STORED DATA —
##########
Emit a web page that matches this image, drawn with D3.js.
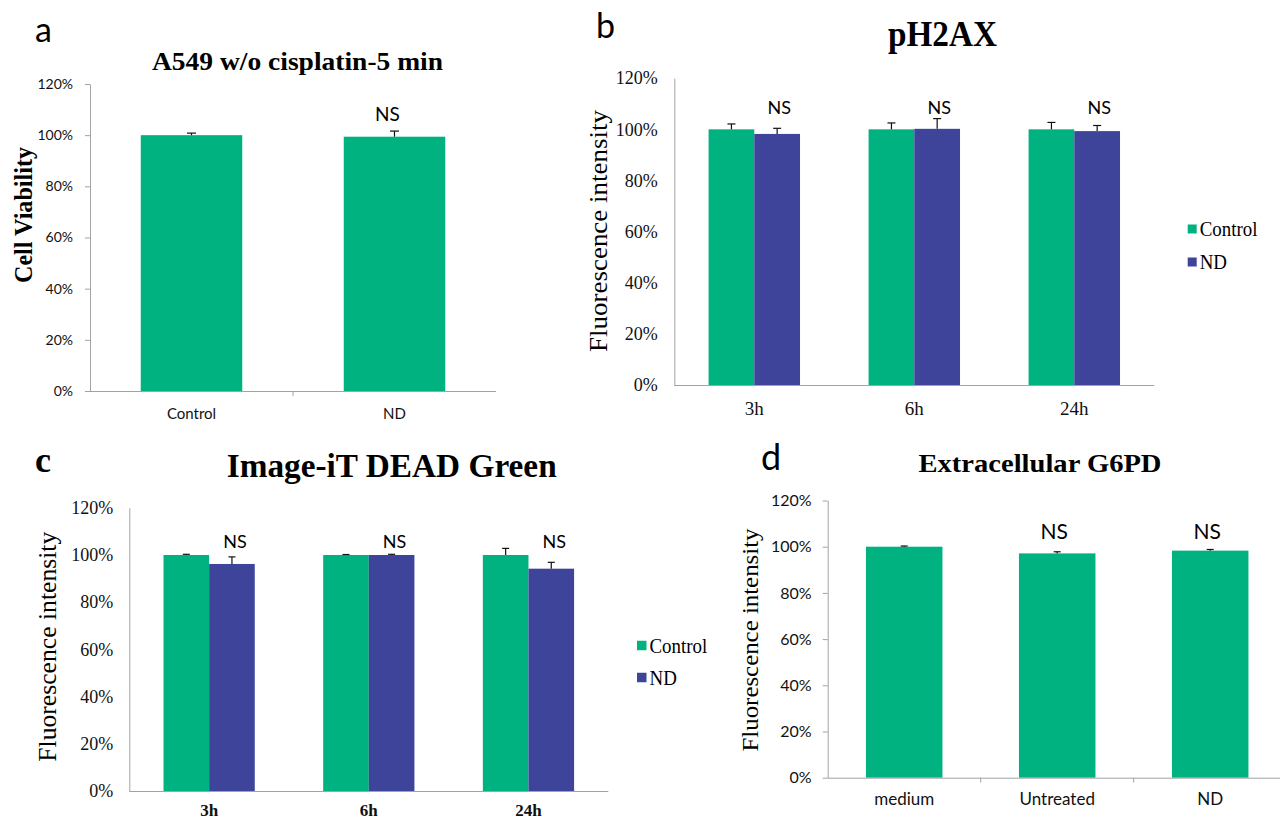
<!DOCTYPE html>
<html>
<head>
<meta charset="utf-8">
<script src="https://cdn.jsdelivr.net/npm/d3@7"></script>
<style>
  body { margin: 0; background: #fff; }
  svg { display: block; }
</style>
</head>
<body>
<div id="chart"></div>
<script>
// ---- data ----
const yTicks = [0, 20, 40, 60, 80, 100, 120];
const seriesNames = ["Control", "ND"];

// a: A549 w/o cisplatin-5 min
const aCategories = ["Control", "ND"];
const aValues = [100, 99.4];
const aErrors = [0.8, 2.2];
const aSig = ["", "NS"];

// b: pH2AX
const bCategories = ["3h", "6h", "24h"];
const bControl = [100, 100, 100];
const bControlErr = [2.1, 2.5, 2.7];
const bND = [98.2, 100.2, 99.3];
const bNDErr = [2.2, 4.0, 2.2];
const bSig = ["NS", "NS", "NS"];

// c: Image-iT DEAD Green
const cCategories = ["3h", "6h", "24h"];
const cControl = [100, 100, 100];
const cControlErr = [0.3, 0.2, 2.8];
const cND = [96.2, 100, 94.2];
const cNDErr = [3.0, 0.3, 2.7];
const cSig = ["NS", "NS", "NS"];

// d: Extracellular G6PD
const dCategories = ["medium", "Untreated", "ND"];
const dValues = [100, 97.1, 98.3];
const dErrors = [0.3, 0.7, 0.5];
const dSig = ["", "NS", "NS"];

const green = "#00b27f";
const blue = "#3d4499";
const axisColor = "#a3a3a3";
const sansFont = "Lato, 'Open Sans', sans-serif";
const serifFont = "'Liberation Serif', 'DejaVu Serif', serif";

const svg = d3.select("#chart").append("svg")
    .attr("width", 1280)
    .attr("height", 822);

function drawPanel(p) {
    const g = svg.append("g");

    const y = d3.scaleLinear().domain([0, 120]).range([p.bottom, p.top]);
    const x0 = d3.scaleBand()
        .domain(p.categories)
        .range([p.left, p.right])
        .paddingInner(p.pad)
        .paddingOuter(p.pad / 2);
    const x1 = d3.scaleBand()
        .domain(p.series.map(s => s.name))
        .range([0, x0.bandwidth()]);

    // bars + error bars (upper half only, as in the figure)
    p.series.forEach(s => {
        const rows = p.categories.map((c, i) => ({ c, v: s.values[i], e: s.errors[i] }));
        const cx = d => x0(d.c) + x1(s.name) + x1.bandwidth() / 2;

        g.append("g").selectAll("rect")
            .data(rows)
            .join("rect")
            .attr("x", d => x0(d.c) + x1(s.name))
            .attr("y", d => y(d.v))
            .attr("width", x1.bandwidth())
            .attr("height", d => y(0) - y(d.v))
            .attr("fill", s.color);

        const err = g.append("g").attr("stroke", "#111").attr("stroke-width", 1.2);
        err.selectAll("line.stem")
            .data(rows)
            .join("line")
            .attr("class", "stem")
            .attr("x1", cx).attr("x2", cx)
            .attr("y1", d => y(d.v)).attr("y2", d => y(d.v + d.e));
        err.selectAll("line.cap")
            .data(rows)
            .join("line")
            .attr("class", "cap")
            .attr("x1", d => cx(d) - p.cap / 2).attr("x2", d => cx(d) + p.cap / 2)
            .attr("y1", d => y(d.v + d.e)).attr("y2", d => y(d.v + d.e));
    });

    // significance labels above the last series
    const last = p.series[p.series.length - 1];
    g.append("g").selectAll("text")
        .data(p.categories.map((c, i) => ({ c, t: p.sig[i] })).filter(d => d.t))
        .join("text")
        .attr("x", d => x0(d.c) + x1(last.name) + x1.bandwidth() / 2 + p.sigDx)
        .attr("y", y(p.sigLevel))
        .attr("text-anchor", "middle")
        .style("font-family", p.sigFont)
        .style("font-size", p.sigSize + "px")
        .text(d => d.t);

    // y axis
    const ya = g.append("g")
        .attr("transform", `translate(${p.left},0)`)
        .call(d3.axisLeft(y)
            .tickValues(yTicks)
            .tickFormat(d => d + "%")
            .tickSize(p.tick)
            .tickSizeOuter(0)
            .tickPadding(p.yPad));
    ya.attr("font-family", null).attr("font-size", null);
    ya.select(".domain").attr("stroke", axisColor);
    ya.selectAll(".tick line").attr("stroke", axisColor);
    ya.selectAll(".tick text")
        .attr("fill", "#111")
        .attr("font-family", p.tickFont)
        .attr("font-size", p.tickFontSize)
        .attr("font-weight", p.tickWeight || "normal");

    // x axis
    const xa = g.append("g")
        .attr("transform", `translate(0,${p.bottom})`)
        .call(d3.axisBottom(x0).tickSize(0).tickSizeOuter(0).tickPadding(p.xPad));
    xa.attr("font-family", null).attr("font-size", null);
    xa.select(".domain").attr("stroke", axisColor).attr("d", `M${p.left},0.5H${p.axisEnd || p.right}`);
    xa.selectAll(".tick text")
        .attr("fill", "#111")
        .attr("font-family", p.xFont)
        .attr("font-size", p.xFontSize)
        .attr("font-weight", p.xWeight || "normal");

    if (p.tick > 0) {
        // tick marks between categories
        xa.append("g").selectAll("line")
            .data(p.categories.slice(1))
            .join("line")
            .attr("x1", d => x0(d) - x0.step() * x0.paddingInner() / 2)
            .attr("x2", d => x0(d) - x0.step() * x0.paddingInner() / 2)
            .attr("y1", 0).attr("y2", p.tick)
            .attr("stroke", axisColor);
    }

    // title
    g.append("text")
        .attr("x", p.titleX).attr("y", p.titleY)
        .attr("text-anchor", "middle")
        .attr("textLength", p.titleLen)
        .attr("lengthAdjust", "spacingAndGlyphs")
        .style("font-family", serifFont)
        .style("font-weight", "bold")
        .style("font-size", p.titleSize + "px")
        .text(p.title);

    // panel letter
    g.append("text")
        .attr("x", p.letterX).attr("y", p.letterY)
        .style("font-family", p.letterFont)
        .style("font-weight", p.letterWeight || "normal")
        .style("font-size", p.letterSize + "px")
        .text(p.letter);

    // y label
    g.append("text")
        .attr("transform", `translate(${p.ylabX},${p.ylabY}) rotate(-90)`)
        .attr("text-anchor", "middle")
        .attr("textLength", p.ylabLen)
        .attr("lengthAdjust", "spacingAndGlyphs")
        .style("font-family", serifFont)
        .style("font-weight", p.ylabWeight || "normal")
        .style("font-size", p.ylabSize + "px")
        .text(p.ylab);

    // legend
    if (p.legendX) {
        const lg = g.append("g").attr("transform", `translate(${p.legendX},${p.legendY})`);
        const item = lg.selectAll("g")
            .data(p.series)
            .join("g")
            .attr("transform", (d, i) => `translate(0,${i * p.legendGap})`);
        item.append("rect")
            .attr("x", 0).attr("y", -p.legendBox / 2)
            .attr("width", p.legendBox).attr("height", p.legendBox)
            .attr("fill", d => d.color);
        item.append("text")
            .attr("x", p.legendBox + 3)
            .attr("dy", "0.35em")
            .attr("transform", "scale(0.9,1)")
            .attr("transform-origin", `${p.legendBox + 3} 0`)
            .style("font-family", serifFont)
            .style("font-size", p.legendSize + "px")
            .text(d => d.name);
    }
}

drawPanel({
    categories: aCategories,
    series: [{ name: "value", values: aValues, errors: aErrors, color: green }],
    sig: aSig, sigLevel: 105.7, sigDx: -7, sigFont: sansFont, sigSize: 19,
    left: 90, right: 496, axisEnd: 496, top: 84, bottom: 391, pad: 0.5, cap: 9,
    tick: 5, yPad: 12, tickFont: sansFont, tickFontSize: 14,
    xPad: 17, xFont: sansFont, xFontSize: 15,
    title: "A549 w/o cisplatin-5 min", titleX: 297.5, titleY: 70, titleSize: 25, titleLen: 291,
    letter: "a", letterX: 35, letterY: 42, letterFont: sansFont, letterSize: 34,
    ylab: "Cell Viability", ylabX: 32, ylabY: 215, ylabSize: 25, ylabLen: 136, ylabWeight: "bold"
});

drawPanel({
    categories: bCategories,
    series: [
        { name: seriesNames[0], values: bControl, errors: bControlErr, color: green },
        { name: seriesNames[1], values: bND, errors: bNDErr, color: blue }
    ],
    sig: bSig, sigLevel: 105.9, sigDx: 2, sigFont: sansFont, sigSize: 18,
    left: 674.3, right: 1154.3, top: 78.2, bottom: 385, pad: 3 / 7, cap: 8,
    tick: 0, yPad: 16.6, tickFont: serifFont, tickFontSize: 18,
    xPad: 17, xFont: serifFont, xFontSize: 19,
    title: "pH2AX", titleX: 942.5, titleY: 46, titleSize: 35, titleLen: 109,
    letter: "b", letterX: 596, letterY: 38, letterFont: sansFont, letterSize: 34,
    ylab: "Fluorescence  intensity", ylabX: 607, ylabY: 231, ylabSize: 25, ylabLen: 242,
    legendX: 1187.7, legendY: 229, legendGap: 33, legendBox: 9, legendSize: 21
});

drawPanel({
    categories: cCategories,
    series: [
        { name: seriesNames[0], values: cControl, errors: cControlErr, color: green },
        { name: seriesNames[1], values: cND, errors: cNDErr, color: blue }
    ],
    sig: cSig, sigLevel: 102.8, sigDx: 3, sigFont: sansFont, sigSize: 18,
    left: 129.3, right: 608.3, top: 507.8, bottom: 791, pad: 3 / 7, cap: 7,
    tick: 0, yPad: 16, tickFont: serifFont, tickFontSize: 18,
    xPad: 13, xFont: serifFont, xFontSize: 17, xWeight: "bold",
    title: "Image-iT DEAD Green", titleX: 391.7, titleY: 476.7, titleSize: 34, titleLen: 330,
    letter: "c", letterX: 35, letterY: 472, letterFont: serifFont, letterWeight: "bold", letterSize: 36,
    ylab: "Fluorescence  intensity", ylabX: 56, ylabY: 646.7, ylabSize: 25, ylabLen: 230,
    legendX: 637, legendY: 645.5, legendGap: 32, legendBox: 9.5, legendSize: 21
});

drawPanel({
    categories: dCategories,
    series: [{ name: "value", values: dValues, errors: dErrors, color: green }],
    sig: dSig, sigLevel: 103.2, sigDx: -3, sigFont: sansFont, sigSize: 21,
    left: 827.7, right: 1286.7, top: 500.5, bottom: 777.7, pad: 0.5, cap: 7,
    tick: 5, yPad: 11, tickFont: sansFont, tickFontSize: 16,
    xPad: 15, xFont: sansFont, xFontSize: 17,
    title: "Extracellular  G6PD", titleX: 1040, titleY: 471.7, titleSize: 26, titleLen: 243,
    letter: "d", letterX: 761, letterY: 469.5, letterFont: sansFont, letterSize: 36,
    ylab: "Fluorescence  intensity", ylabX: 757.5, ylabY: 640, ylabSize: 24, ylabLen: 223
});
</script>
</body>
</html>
##########
STATED TASK — Repeat only the lines from the beginning of the material through the line containing "const cx = d", both ends kept, leaving pictures out.

RESPONSE FOR THIS EXERCISE —
Emit a web page that matches this image, drawn with D3.js.
<!DOCTYPE html>
<html>
<head>
<meta charset="utf-8">
<script src="https://cdn.jsdelivr.net/npm/d3@7"></script>
<style>
  body { margin: 0; background: #fff; }
  svg { display: block; }
</style>
</head>
<body>
<div id="chart"></div>
<script>
// ---- data ----
const yTicks = [0, 20, 40, 60, 80, 100, 120];
const seriesNames = ["Control", "ND"];

// a: A549 w/o cisplatin-5 min
const aCategories = ["Control", "ND"];
const aValues = [100, 99.4];
const aErrors = [0.8, 2.2];
const aSig = ["", "NS"];

// b: pH2AX
const bCategories = ["3h", "6h", "24h"];
const bControl = [100, 100, 100];
const bControlErr = [2.1, 2.5, 2.7];
const bND = [98.2, 100.2, 99.3];
const bNDErr = [2.2, 4.0, 2.2];
const bSig = ["NS", "NS", "NS"];

// c: Image-iT DEAD Green
const cCategories = ["3h", "6h", "24h"];
const cControl = [100, 100, 100];
const cControlErr = [0.3, 0.2, 2.8];
const cND = [96.2, 100, 94.2];
const cNDErr = [3.0, 0.3, 2.7];
const cSig = ["NS", "NS", "NS"];

// d: Extracellular G6PD
const dCategories = ["medium", "Untreated", "ND"];
const dValues = [100, 97.1, 98.3];
const dErrors = [0.3, 0.7, 0.5];
const dSig = ["", "NS", "NS"];

const green = "#00b27f";
const blue = "#3d4499";
const axisColor = "#a3a3a3";
const sansFont = "Lato, 'Open Sans', sans-serif";
const serifFont = "'Liberation Serif', 'DejaVu Serif', serif";

const svg = d3.select("#chart").append("svg")
    .attr("width", 1280)
    .attr("height", 822);

function drawPanel(p) {
    const g = svg.append("g");

    const y = d3.scaleLinear().domain([0, 120]).range([p.bottom, p.top]);
    const x0 = d3.scaleBand()
        .domain(p.categories)
        .range([p.left, p.right])
        .paddingInner(p.pad)
        .paddingOuter(p.pad / 2);
    const x1 = d3.scaleBand()
        .domain(p.series.map(s => s.name))
        .range([0, x0.bandwidth()]);

    // bars + error bars (upper half only, as in the figure)
    p.series.forEach(s => {
        const rows = p.categories.map((c, i) => ({ c, v: s.values[i], e: s.errors[i] }));
        const cx = d => x0(d.c) + x1(s.name) + x1.bandwidth() / 2;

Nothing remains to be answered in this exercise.